I have learned that relationships die because the people in them stop making them work. In my experience of myself and others, more relationships have died from willful hurt and neglect than from someone "straying". From simply being too lazy to improve on a good thing till it goes broke and then too lazy for the phenomenal effort it would take. For those who believe in monogamy, any straying comes much after a sense of belonging is lost. For those who don't believe in it, the straying is irrelevant to the relationship anyway. Yet such a big fuss is made of loyalty to a partner, and so little about continuing to nurture a relationship. I believe in loyalty. Intense, committed loyalty, but not rights, including exclusivity over what another person is allowed to feel.

I do not wish to limit another. I do not wish to be limited by another. Love ought to be what expands us, not preventatively limits us.

Does this mean I no longer love? I do. But I don't set it in concrete. I feel it, am enriched by it, and am free of it once the moment passes without obligation. I feel no need for love to have a consequence. To turn into sex or marriage or a proposal or resentment over being unrequited. Or even be expressed. I have nothing against a relationship evolving either. Sometimes it does. But it doesn't "have to" and have to with "the right one". There are many right ones, with people who resonate and moments of meaning, and there are none that are always, tediously right.

Do I not believe in relationships? I do. But I'd like my partner to walk along. Independent, together. Our relationship is between us. I commit to nurture it, to treasure it and to fight for it when it is in trouble. But I do not commit to being owned by it. I do not commit to it overshadowing all other relationships or limiting their potential - including the potential for genuine, heartfelt intimacy. I would not want to own another either.

For someone who has never had simultaneous relationships and is absolutely disinterested in casual sex, it is surprising how strongly I have started feeling about rejecting monogamy. Would I have had? I honestly don't know. I'm quite content as a "solosexual" and currently feel no need for anyone in order to have a happy sexual life. The issue is the principle of it. Having thoroughly disliked the chains of being one half of a couple, where I have to dumb myself down and cater to expectations of what a part of a couple should be, I no longer am willing to get into all that. It is unpleasant.

And I have found there are many kinds of love, with many kinds of people. Many kinds of intimacy, that enrich, expand, grow with time, fade, metamorphize. There are many kinds of togetherness, of independence. They stretch across ages, genders, locations. There are even loving, caring relationships with men (gasp!), where both feel attracted, stated, yet there is no sexual relationship.
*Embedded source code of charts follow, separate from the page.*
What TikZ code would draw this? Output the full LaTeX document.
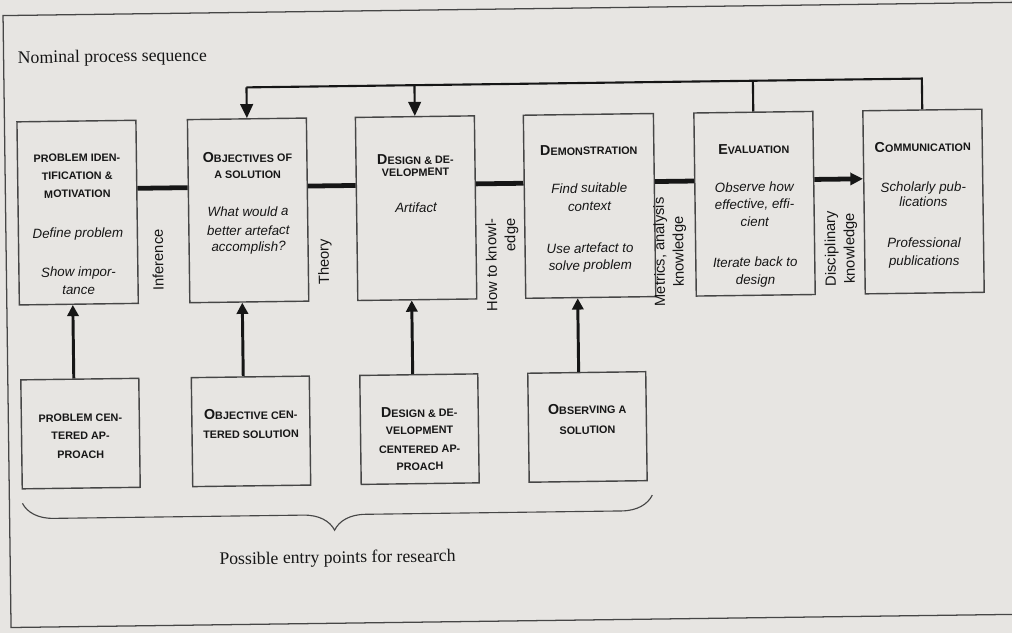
\documentclass[tikz,border=0pt]{standalone}
\usepackage{fontspec}
\setmainfont{Liberation Serif}
\setsansfont{Liberation Sans}
\usetikzlibrary{arrows.meta,calc,decorations.pathreplacing}

\definecolor{paper}{RGB}{231,229,226}
\definecolor{ink}{RGB}{22,22,22}
\definecolor{rule}{RGB}{70,70,70}

% larger initial capital for the fake small-caps headings
\newcommand\capA[1]{{\fontsize{10.2pt}{10pt}\selectfont #1}}

\tikzset{
  stage/.style={draw=rule, line width=1pt, minimum width=84.6pt, minimum height=130.2pt, inner sep=0pt},
  entry/.style={draw=rule, line width=1pt, minimum width=83.9pt, minimum height=77.5pt, inner sep=0pt},
  title/.style={font=\sffamily\bfseries\fontsize{7.7pt}{8pt}\selectfont, text=ink, anchor=mid, inner sep=0pt},
  body/.style={font=\sffamily\itshape\fontsize{9.5pt}{11pt}\selectfont, text=ink, anchor=mid, inner sep=0pt},
  side/.style={font=\sffamily\fontsize{10.5pt}{13.5pt}\selectfont, text=ink, rotate=90, align=center, inner sep=0pt},
  serif/.style={font=\rmfamily\fontsize{12.6pt}{14pt}\selectfont, text=ink, inner sep=0pt},
  mainline/.style={draw=ink, line width=3.4pt},
  upline/.style={draw=ink, line width=2.1pt, -{Triangle[length=8pt,width=8pt]}},
  backline/.style={draw=ink, line width=1.5pt},
  backarrow/.style={backline, -{Triangle[length=10pt,width=9pt]}},
  frame/.style={draw=rule, line width=0.9pt},
  bracket/.style={draw=rule, line width=0.8pt, decorate,
    decoration={brace, mirror, amplitude=22pt, aspect=0.495}},
}

\begin{document}
\begin{tikzpicture}[x=0.025cm, y=-0.025cm]
\useasboundingbox (0,0) rectangle (1012,633);
\fill[paper] (0,0) rectangle (1012,633);
\clip (0,0) rectangle (1012,633);

\begin{scope}[rotate around={0.75:(506,316)}, transform shape]

% outer frame (open on the right)
\draw[frame] (1100,9) -- (7,9) -- (7,621) -- (1100,621);

\node[serif, anchor=base west] (nominal) at (21,57) {Nominal process sequence};

% process stages
\node[stage] (b1) at (79,207) {};
\node[stage] (b2) at (249.5,207) {};
\node[stage] (b3) at (417.5,207) {};
\node[stage, minimum width=92.5pt] (b4) at (591,207) {};
\node[stage] (b5) at (756,207) {};
\node[stage] (b6) at (925,207) {};

% entry points
\node[entry] (bA) at (79,428) {};
\node[entry] (bB) at (249.5,428) {};
\node[entry] (bC) at (418,428) {};
\node[entry] (bD) at (586,428) {};

% stage texts
\node[title] (b1t1) at ($(b1.north)+(0,38)$) {PROBLEM IDEN-};
\node[title] (b1t2) at ($(b1.north)+(0,56)$) {TIFICATION \&};
\node[title] (b1t3) at ($(b1.north)+(0,74)$) {MOTIVATION};
\node[body]  (b1d1) at ($(b1.north)+(0,114)$) {Define problem};
\node[body]  (b1d2) at ($(b1.north)+(0,153)$) {Show impor-};
\node[body]  (b1d3) at ($(b1.north)+(0,171)$) {tance};

\node[title] (b2t1) at ($(b2.north)+(0,41)$) {\capA{O}BJECTIVES OF};
\node[title] (b2t2) at ($(b2.north)+(0,57)$) {A SOLUTION};
\node[body]  (b2d1) at ($(b2.north)+(0,95)$) {What would a};
\node[body]  (b2d2) at ($(b2.north)+(0,114)$) {better artefact};
\node[body]  (b2d3) at ($(b2.north)+(0,130)$) {accomplish?};

\node[title] (b3t1) at ($(b3.north)+(0,45)$) {\capA{D}ESIGN \& DE-};
\node[title] (b3t2) at ($(b3.north)+(0,57)$) {VELOPMENT};
\node[body]  (b3d1) at ($(b3.north)+(0,93)$) {Artifact};

\node[title] (b4t1) at ($(b4.north)+(0,38)$) {\capA{D}EMONSTRATION};
\node[body]  (b4d1) at ($(b4.north)+(0,76)$) {Find suitable};
\node[body]  (b4d2) at ($(b4.north)+(0,94)$) {context};
\node[body]  (b4d3) at ($(b4.north)+(0,136)$) {Use artefact to};
\node[body]  (b4d4) at ($(b4.north)+(0,153)$) {solve problem};

\node[title] (b5t1) at ($(b5.north)+(0,39)$) {\capA{E}VALUATION};
\node[body]  (b5d1) at ($(b5.north)+(0,77)$) {Observe how};
\node[body]  (b5d2) at ($(b5.north)+(0,94)$) {effective, effi-};
\node[body]  (b5d3) at ($(b5.north)+(0,112)$) {cient};
\node[body]  (b5d4) at ($(b5.north)+(0,152)$) {Iterate back to};
\node[body]  (b5d5) at ($(b5.north)+(0,170)$) {design};

\node[title] (b6t1) at ($(b6.north)+(0,39)$) {\capA{C}OMMUNICATION};
\node[body]  (b6d1) at ($(b6.north)+(0,79)$) {Scholarly pub-};
\node[body]  (b6d2) at ($(b6.north)+(0,94)$) {lications};
\node[body]  (b6d3) at ($(b6.north)+(0,135)$) {Professional};
\node[body]  (b6d4) at ($(b6.north)+(0,153)$) {publications};

% entry point texts
\node[title] (bAt1) at ($(bA.north)+(0,40)$) {PROBLEM CEN-};
\node[title] (bAt2) at ($(bA.north)+(0,58)$) {TERED AP-};
\node[title] (bAt3) at ($(bA.north)+(0,77)$) {PROACH};

\node[title] (bBt1) at ($(bB.north)+(0,40)$) {\capA{O}BJECTIVE CEN-};
\node[title] (bBt2) at ($(bB.north)+(0,59)$) {TERED SOLUTION};

\node[title] (bCt1) at ($(bC.north)+(0,40)$) {\capA{D}ESIGN \& DE-};
\node[title] (bCt2) at ($(bC.north)+(0,57)$) {VELOPMENT};
\node[title] (bCt3) at ($(bC.north)+(0,76)$) {CENTERED AP-};
\node[title] (bCt4) at ($(bC.north)+(0,93)$) {PROACH};

\node[title] (bDt1) at ($(bD.north)+(0,39)$) {\capA{O}BSERVING A};
\node[title] (bDt2) at ($(bD.north)+(0,59)$) {SOLUTION};

% knowledge labels between the stages
\node[side] (inf)  at (158.7,255.5) {Inference};
\node[side] (thy)  at (325.7,259.6) {Theory};
\node[side, align=right] (how) at (503,265) {How to knowl-\\edge};
\node[side] (met)  at (671,254) {Metrics, analysis\\knowledge};
\node[side] (dis)  at (842,253) {Disciplinary\\knowledge};

% nominal sequence
\coordinate (ml) at (0,183.5);
\draw[mainline] (b1.east |- ml) -- (b2.west |- ml);
\draw[mainline] (b2.east |- ml) -- (b3.west |- ml);
\draw[mainline] (b3.east |- ml) -- (b4.west |- ml);
\draw[mainline] (b4.east |- ml) -- (b5.west |- ml);
\draw[mainline, -{Triangle[length=9pt,width=8.5pt]}] (b5.east |- ml) -- (b6.west |- ml);

% iteration paths back to earlier stages
\coordinate (fb) at (0,84);
\draw[backline, line join=miter] (b6.north) -- (b6.north |- fb) -- (b2.north |- fb);
\draw[backline] (b5.north) -- (b5.north |- fb);
\draw[backarrow] (b2.north |- fb) -- (b2.north);
\draw[backarrow] (b3.north |- fb) -- (b3.north);

% entry point arrows
\coordinate (pA) at ($(bA.north)+(-6,0)$);
\coordinate (pB) at ($(bB.north)+(-7,0)$);
\coordinate (pC) at ($(bC.north)+(-6,0)$);
\coordinate (pD) at ($(bD.north)+(-8,0)$);
\draw[upline] (pA) -- (pA |- b1.south);
\draw[upline] (pB) -- (pB |- b2.south);
\draw[upline] (pC) -- (pC |- b3.south);
\draw[upline] (pD) -- (pD |- b4.south);

% brace under the entry points
\coordinate (brl) at (20,497);
\coordinate (brr) at (650,497);
\draw[bracket] (brl) -- (brr);
\node[serif, anchor=base west] (possible) at (216,561) {Possible entry points for research};

\end{scope}
\end{tikzpicture}
\end{document}
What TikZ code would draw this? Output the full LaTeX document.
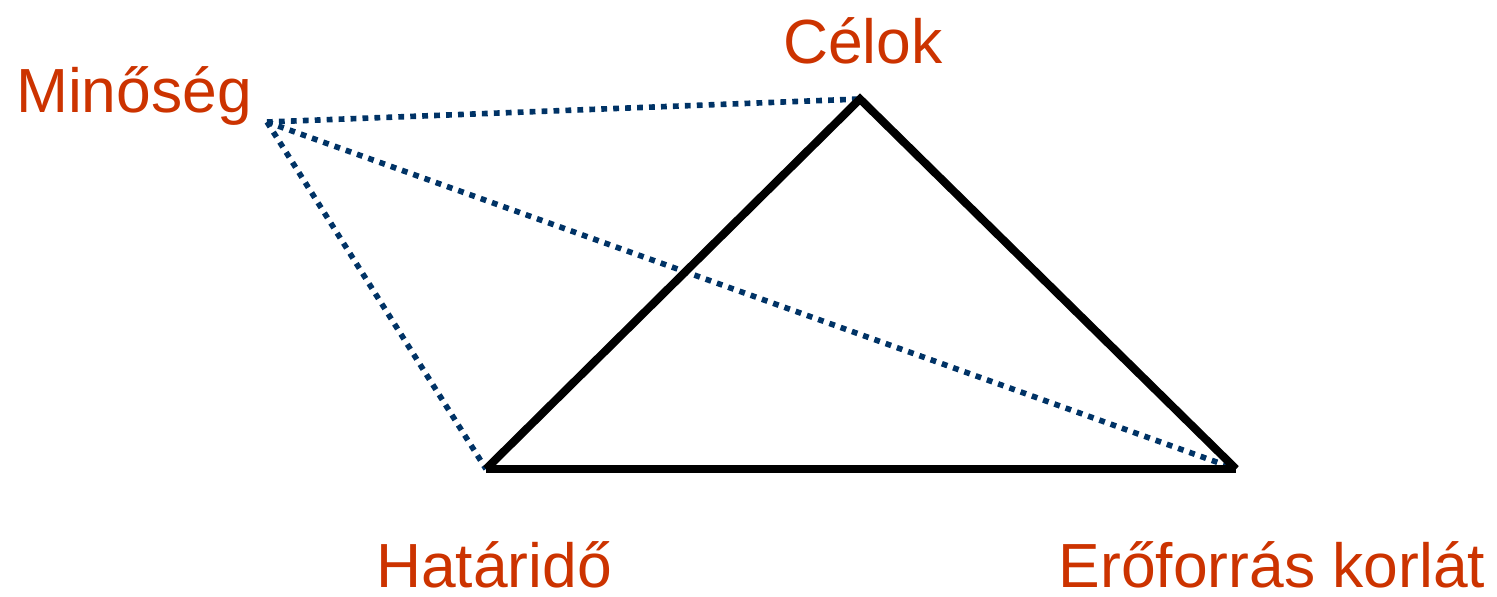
\documentclass[tikz,border=0pt]{standalone}
\usepackage{fontspec}
\setmainfont{Liberation Sans}
\usepackage{tikz}
\usetikzlibrary{calc}

\definecolor{labelred}{RGB}{204,51,0}
\definecolor{dotblue}{RGB}{0,51,102}

\begin{document}
\begin{tikzpicture}[x=0.02cm, y=-0.02cm,
        corner/.style={font=\fontsize{35.5}{40}\selectfont, text=labelred, anchor=base, inner sep=0pt},
        side/.style={line width=4.6pt, black, line join=miter},
        link/.style={line width=3.2pt, dotblue, dash pattern=on 3.3pt off 3.5pt}]
        % --- 1. Canvas ---
        \useasboundingbox (0,0) rectangle (1497,596);

        % --- 2. Corners ---
        \coordinate (Goal) at (860,99);
        \coordinate (Deadline) at (486,469);
        \coordinate (Resource) at (1236,469);
        \coordinate (Quality) at (267,122);

        % --- 3. Labels ---
        \node[corner] (goalLabel) at (863,63) {Célok};
        \node[corner] (qualityLabel) at (134,112) {Minőség};
        \node[corner] (deadlineLabel) at (494,587) {Határidő};
        \node[corner] (resourceLabel) at (1272,587) {Erőforrás korlát};

        % --- 4. Quality links (dotted) ---
        \draw[link] (Quality) -- (Goal);
        \draw[link] (Quality) -- (Deadline);
        \draw[link] (Quality) -- (Resource);

        % --- 5. Triangle ---
        \draw[side] (Deadline) -- (Goal) -- (Resource);
        \draw[side] (Deadline) -- (Resource);
    \end{tikzpicture}
\end{document}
Because there are no rules that say that "you're repressed if you don't sleep with people you love and are attracted to while you are single" either.

If there is one thing I have found common to these relationships, it is that there is a sense of grounding. Of being exactly who I am. Of being cherished, and of cherishing in turn. Of being accepted, appreciated and accepting and appreciating in turn. Of freedom, and yet being securely held. And it is all love.

 

My relationship is with the person. It is between the two of us. If it gets between me and the world, that is not acceptable to me. Because my first commitment is to myself. Self owned.